▶ [WHAT IS BEING ASKED]: Each line of the listing must be transcribed exactly, except for the images, which should be excluded.

▶ [SOURCE EXCERPT]:
----------------------------------------

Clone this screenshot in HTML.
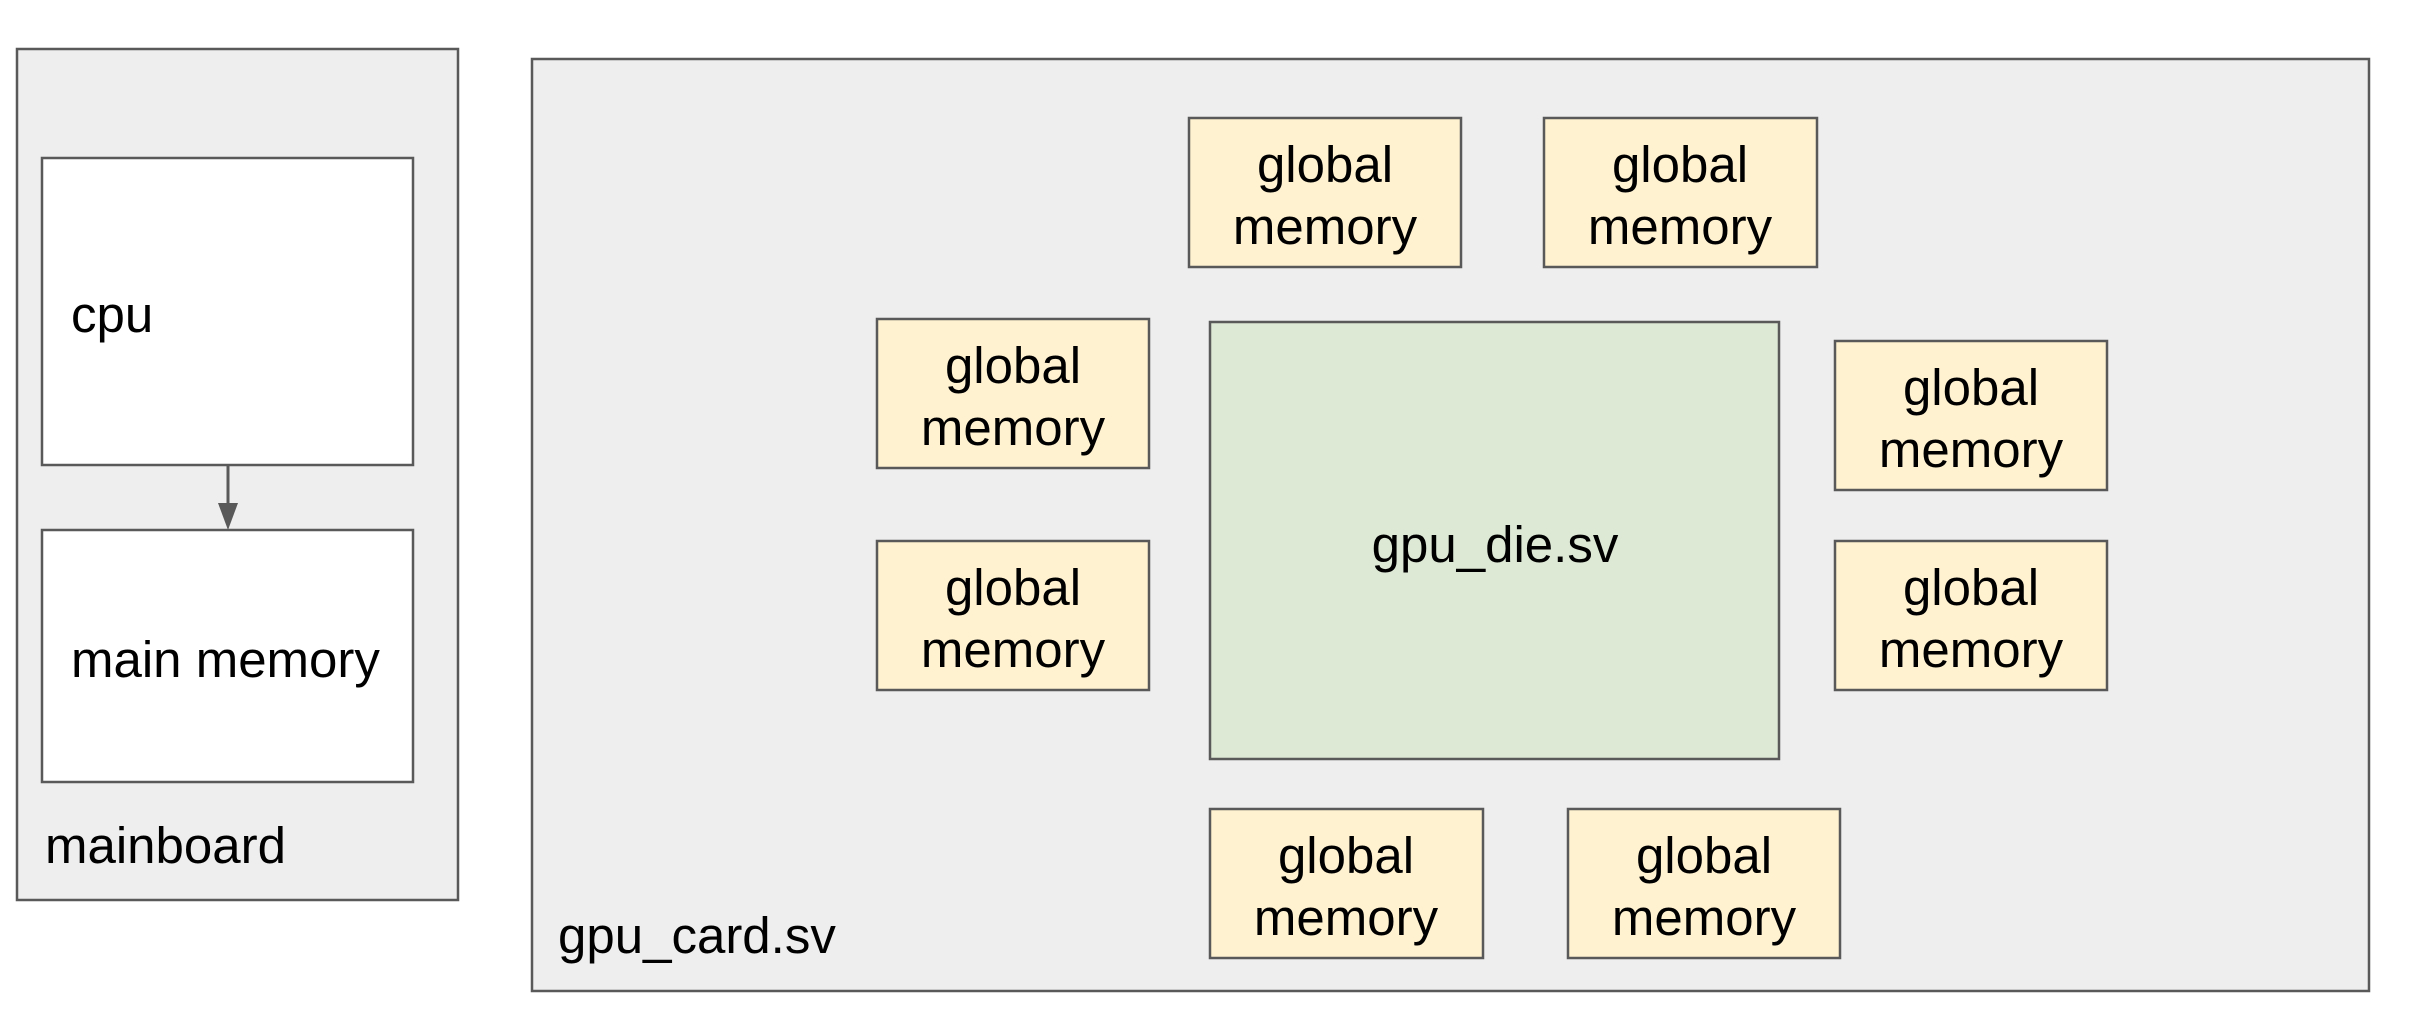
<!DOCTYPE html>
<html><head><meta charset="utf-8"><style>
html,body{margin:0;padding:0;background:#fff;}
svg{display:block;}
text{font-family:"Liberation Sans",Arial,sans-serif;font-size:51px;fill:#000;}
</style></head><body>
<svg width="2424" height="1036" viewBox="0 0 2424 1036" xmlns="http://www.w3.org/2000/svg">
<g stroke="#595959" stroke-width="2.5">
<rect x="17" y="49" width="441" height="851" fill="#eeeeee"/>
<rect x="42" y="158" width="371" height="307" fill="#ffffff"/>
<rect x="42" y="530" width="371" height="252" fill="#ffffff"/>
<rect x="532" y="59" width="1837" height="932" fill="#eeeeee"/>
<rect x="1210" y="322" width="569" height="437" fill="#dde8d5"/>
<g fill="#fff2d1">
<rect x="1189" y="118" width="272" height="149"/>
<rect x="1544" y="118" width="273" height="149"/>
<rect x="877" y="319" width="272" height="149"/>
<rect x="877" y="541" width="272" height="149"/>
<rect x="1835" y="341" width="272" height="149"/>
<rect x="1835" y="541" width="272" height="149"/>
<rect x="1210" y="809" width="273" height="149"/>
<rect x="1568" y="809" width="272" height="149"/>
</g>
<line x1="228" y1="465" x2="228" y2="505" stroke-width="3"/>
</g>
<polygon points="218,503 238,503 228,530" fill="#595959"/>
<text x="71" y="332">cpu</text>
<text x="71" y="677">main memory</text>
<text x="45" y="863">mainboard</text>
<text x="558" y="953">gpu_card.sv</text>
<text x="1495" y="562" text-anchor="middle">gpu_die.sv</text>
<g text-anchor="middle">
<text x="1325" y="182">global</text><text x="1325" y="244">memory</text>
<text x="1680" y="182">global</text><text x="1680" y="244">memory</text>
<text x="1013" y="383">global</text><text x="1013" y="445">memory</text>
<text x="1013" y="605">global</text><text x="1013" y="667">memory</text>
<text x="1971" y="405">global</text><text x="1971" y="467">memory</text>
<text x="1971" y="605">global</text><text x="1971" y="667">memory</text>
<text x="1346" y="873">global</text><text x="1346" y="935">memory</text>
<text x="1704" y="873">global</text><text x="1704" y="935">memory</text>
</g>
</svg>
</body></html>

----------------------------------------

▶ [RESPONSE TO THE TASK]:
Clone this screenshot in HTML.
<!DOCTYPE html>
<html><head><meta charset="utf-8"><style>
html,body{margin:0;padding:0;background:#fff;}
svg{display:block;}
text{font-family:"Liberation Sans",Arial,sans-serif;font-size:51px;fill:#000;}
</style></head><body>
<svg width="2424" height="1036" viewBox="0 0 2424 1036" xmlns="http://www.w3.org/2000/svg">
<g stroke="#595959" stroke-width="2.5">
<rect x="17" y="49" width="441" height="851" fill="#eeeeee"/>
<rect x="42" y="158" width="371" height="307" fill="#ffffff"/>
<rect x="42" y="530" width="371" height="252" fill="#ffffff"/>
<rect x="532" y="59" width="1837" height="932" fill="#eeeeee"/>
<rect x="1210" y="322" width="569" height="437" fill="#dde8d5"/>
<g fill="#fff2d1">
<rect x="1189" y="118" width="272" height="149"/>
<rect x="1544" y="118" width="273" height="149"/>
<rect x="877" y="319" width="272" height="149"/>
<rect x="877" y="541" width="272" height="149"/>
<rect x="1835" y="341" width="272" height="149"/>
<rect x="1835" y="541" width="272" height="149"/>
<rect x="1210" y="809" width="273" height="149"/>
<rect x="1568" y="809" width="272" height="149"/>
</g>
<line x1="228" y1="465" x2="228" y2="505" stroke-width="3"/>
</g>
<polygon points="218,503 238,503 228,530" fill="#595959"/>
<text x="71" y="332">cpu</text>
<text x="71" y="677">main memory</text>
<text x="45" y="863">mainboard</text>
<text x="558" y="953">gpu_card.sv</text>
<text x="1495" y="562" text-anchor="middle">gpu_die.sv</text>
<g text-anchor="middle">
<text x="1325" y="182">global</text><text x="1325" y="244">memory</text>
<text x="1680" y="182">global</text><text x="1680" y="244">memory</text>
<text x="1013" y="383">global</text><text x="1013" y="445">memory</text>
<text x="1013" y="605">global</text><text x="1013" y="667">memory</text>
<text x="1971" y="405">global</text><text x="1971" y="467">memory</text>
<text x="1971" y="605">global</text><text x="1971" y="667">memory</text>
<text x="1346" y="873">global</text><text x="1346" y="935">memory</text>
<text x="1704" y="873">global</text><text x="1704" y="935">memory</text>
</g>
</svg>
</body></html>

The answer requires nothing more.